Autre problème pratique cette fois-ci: comment contrôler les assurés? «Une déclaration signée de leur main suffirait, affirme Manfred Manser dans les colonnes de Bilan. En cas de maladie, nous pourrions aisément vérifier s’ils ont tenu leurs promesses.»

Mais la solution n’est pas si simple. Les médecins sont soumis au secret professionnel. Devront-ils l’enfreindre pour informer les caisses maladie sur l’hygiène de vie de leurs patients? Ou une armée de contrôleurs sera-t-elle installée devant chaque fast-food ou vendeur de tabac? Veut-on réellement livrer la vie privée des citoyens suisses aux assureurs?

Effets paradoxaux

La facture totale des coûts de la santé atteint environ 50 milliards de francs par année. Le dépenses liées à l’alcoolisme sont estimées à 2,2 milliards (5%), à la fumée deux milliards (4%) et à l’obésité entre 1 milliard et 1,6 milliard (3%).

Paradoxalement, si toute la population arrêtait de fumer, les coûts de la santé augmenteraient à long terme.
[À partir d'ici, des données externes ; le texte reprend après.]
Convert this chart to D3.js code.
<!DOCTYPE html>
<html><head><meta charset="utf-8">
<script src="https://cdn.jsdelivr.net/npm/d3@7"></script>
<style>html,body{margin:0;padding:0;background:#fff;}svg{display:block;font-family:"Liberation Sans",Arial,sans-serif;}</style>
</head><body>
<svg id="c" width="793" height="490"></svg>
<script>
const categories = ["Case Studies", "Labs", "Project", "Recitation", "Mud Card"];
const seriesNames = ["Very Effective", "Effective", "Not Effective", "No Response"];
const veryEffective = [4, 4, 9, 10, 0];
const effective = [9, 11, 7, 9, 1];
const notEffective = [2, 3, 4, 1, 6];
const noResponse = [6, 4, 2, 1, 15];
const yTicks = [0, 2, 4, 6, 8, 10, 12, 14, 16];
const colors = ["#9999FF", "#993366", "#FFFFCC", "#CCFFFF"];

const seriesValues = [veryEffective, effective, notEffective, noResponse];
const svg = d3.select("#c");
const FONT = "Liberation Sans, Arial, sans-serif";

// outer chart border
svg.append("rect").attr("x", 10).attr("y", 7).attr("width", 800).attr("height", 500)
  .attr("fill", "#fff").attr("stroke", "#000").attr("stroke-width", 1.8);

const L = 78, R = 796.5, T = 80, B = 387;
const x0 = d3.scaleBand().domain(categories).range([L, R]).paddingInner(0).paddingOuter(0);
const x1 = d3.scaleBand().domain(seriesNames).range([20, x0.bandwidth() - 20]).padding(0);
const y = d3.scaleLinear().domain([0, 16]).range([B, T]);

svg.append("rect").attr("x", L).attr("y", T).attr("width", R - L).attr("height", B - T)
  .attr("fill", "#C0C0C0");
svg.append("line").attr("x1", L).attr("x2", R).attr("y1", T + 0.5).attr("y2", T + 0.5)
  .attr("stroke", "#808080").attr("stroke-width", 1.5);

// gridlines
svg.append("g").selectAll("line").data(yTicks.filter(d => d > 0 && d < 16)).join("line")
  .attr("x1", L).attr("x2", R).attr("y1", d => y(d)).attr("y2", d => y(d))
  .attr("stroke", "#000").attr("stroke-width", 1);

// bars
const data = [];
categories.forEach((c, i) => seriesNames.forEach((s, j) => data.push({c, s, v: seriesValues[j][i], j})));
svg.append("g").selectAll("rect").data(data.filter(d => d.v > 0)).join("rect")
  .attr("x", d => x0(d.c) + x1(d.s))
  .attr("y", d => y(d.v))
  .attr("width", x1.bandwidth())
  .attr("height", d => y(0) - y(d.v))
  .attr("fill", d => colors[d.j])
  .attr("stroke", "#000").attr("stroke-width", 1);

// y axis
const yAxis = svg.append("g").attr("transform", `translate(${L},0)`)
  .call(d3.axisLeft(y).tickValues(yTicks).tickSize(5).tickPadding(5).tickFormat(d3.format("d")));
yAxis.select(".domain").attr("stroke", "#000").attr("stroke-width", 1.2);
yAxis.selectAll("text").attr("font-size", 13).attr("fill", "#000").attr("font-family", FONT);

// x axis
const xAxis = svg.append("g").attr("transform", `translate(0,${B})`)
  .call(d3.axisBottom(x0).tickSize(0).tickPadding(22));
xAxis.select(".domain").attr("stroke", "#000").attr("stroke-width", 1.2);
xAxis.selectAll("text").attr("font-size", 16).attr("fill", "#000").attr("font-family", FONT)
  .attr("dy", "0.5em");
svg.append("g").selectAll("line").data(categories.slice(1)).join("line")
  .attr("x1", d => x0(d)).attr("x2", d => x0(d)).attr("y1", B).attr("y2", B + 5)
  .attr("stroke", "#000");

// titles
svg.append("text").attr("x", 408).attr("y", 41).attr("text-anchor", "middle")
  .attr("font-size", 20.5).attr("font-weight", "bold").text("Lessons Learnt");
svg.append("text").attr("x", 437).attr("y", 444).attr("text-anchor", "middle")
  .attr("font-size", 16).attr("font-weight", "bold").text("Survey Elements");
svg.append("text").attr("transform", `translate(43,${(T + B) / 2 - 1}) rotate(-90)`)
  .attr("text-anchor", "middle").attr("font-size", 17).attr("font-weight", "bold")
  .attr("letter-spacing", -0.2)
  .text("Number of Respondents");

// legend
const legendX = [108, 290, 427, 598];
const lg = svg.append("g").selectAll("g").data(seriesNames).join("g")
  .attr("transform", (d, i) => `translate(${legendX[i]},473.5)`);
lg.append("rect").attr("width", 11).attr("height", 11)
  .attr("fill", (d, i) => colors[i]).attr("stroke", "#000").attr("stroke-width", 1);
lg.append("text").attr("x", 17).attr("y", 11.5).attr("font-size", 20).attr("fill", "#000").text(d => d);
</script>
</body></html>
C’est la conclusion d’une étude publiée en 1997 par la revue britannique New England Journal of Medicine.

«Les gens vivraient plus longtemps et on verrait se multiplier les cas de maladies chroniques – plus coûteuses que celles provoquées par le tabagisme», explique Gianfranco Domenighetti.

«La constante augmentation des coûts de la santé, conclut-il, est surtout liée à la médicalisation croissante et à la hausse des pathologies liées à l’insécurité professionnelle, ainsi qu’au vieillissement de la population».
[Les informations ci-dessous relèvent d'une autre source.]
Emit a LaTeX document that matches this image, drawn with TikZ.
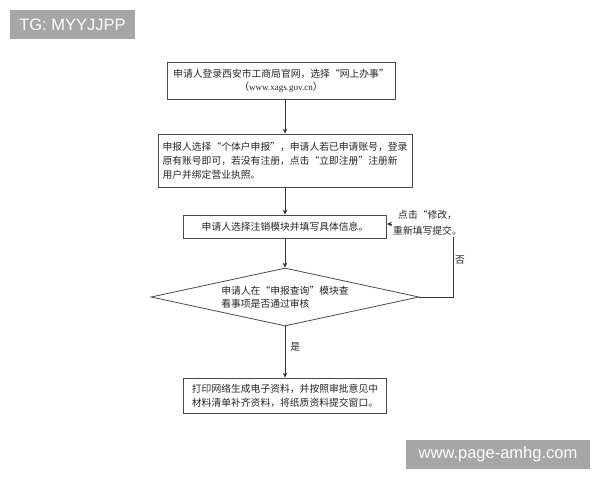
\documentclass[tikz,border=0pt]{standalone}
\usepackage{fontspec}
\setmainfont{Liberation Serif}
\newfontfamily\cjk{Noto Sans CJK SC}
\newfontfamily\wmfont{Liberation Sans}
\usetikzlibrary{shapes.geometric,arrows.meta}
\definecolor{wmgray}{HTML}{A6A6A6}
\definecolor{boxline}{HTML}{4A4A4A}
\tikzset{
  x=1pt,y=-1pt,
  stepbox/.style={draw=boxline,line width=0.8pt,rectangle,inner sep=0pt,
    font=\cjk\fontsize{9.8}{14}\selectfont,text=black!85},
  decision/.style={draw=boxline,line width=0.8pt,diamond,shape aspect=4.6,
    inner sep=0pt,minimum width=268pt,minimum height=58pt,
    font=\cjk\fontsize{9.8}{13}\selectfont,align=left,text=black!85},
  arr/.style={draw=black!80,line width=0.8pt,-{Stealth[length=5pt,width=4.5pt]}},
  lbl/.style={font=\cjk\fontsize{9.8}{16}\selectfont,text=black!85,inner sep=1pt},
  wm/.style={fill=wmgray,text=white,font=\wmfont\fontsize{16.5}{18}\selectfont,
    inner sep=0pt,minimum height=29pt}
}
\begin{document}
\begin{tikzpicture}
\useasboundingbox[fill=white] (0,0) rectangle (600,480);
\node[wm,minimum width=125pt] (wm1) at (72.5,24.5) {TG: MYYJJPP};
\node[wm,minimum width=184pt] (wm2) at (498,454.5) {www.page-amhg.com};

\node[stepbox,minimum width=228pt,minimum height=37pt,align=center] (b1) at (281,80.5)
  {申请人登录西安市工商局官网，选择“网上办事”\\[-1pt]（{\rmfamily\fontsize{9}{12}\selectfont www.xags.gov.cn}）};
\node[stepbox,minimum width=254pt,minimum height=53pt,align=left] (b2) at (285,160.5)
  {申报人选择“个体户申报”，申请人若已申请账号，登录\\原有账号即可，若没有注册，点击“立即注册”注册新\\用户并绑定营业执照。};
\node[stepbox,minimum width=203pt,minimum height=23pt] (b3) at (285,226.5)
  {申请人选择注销模块并填写具体信息。};
\node[decision] (d) at (285,297)
  {申请人在“申报查询”模块查\\看事项是否通过审核};
\node[stepbox,minimum width=203pt,minimum height=35pt,align=left] (b4) at (285,395.5)
  {打印网络生成电子资料，并按照审批意见中\\材料清单补齐资料，将纸质资料提交窗口。};

\coordinate (fb) at (453,224);
\draw[arr] (b1.south -| b2.north) -- (b2.north);
\draw[arr] (b2.south) -- (b3.north);
\draw[arr] (b3.south) -- (d.north);
\draw[arr] (d.south) -- node[lbl,right=4pt,pos=0.4] (yes) {是} (b4.north);
\draw[arr] (d.east) -| (fb) -- (b3.east |- fb);
\node[lbl,fill=white,align=left,anchor=west] (fix) at (392,223) {\hspace{5pt}点击“修改，\\重新填写提交。};
\node[lbl] (no) at (460,260) {否};
\end{tikzpicture}
\end{document}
swissinfo, Daniele Mariani
(Traduction de l’italien: Alexandra Richard)

En 2002, les coûts de la santé en Suisse représentaient 11,1% du Produit intérieur brut (PIB) contre 9,7% en 1995.
Entre 1997 et 2004, les primes de l’assurance maladie n’ont cessé d’augmenter. +3,6% en 2002, +7% en 1998.
La Suisse est le deuxième pays où l’on dépense le plus pour la santé publique après les Etats-Unis (14,6% du PIB).
En 2002, les dépenses ont atteint 47,9 milliards de francs.
On estime que le 5% est imputable aux traitements liés à l’alcoolisme, 4% au tabagisme et 3% à l’obésité.